Chai et al [1] are to be commended for their admirable effort to find associations between some (IL-6, IL-8, IL-10, INF-8, and C-reactive protein) but not all serum cytokines and the clinical response (at 12 weeks) and outcome (mortality at day 84) in patients with invasive aspergillosis (IA). Because no IA-attributable mortality was analyzed, the similarity in cytokine profiles with nonresponders and nonsurvivors is reassuring; several competing causes of death exist in severely immunosuppressed hosts who develop IA.

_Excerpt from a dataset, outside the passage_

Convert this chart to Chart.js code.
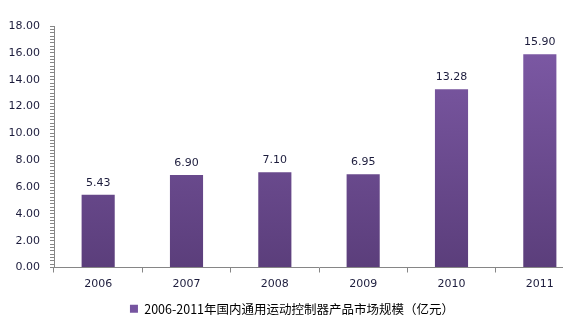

However, these interesting data do not address the issue of whether serum cytokine level changes are inherently linked to the natural history of IA (progression or not) per se and not to the underlying disease. As up to 74% of patients in the cohort analyzed had hematologic malignancy, and because information about remission rates and neutropenia status (eg, recovery or not in cytopenic patients) in responders or not is not provided, a question arises: are these cytokine changes merely a sophisticated marker to describe the evolution of underlying hematologic disease? For example, Kornblau et al [2] recently described that there are specific serum cytokine signatures (including IL-8) that impact leukemia-related survival, independent of infections. The possible influence of underlying disease and neutrophil count is reflected by the contrasting findings of an earlier, smaller study by Roilides et al [3] in 7 non-neutropenic patients with IA. Furthermore, because up to 10% of patients with invasive mycoses have another infection (bacterial or fungal) at autopsy [4], it might be premature to ascribe all these cytokine changes to IA alone. Only measurement of a wide spectrum of serum cytokines and chemokines in a well-matched control group (same underlying disease but without IA) and careful association of serum cytokine levels with the quality of hematologic remission, cytogenetic abnormalities, coinfections, and grade of mucositis could address specificity issues convincingly.
Furthermore, issues about sensitivity remain. Levels of cytokines would be significantly different (lower or higher) depending on whether measurements were done in serum or plasma samples [5]. Perhaps plasma is a better platform to evaluate the association of cytokine kinetics with IA outcome. Finally, it is uncertain whether serum cytokine levels mirror the pathophysiology of a primarily sinopulmonary infection such as IA. Up to 90% of patients in the study by Chai et al [1] had pulmonary IA. It is unclear how many of these cases were limited to a single lung nodule, compared with extensive pulmonary disease, or sequestration and angioinvasive process, both factors that would influence the spill over of cytokines from the site of primary infection (lungs) to systemic (bloodstream) compartment.
Beyond the artificiality of animal models of IA, human IA is a true opportunistic infection that occurs in complex clinical scenarios that could influence, in multiple ways, the proinflammatory signatures. This is an important and complicated area of research that requires prospective, carefully controlled, prospective, large sample sets and casting the net widely by measuring cytokines and/or chemokines to gain more insight on the validity of cytokines as surrogate, early prognostic markers in IA.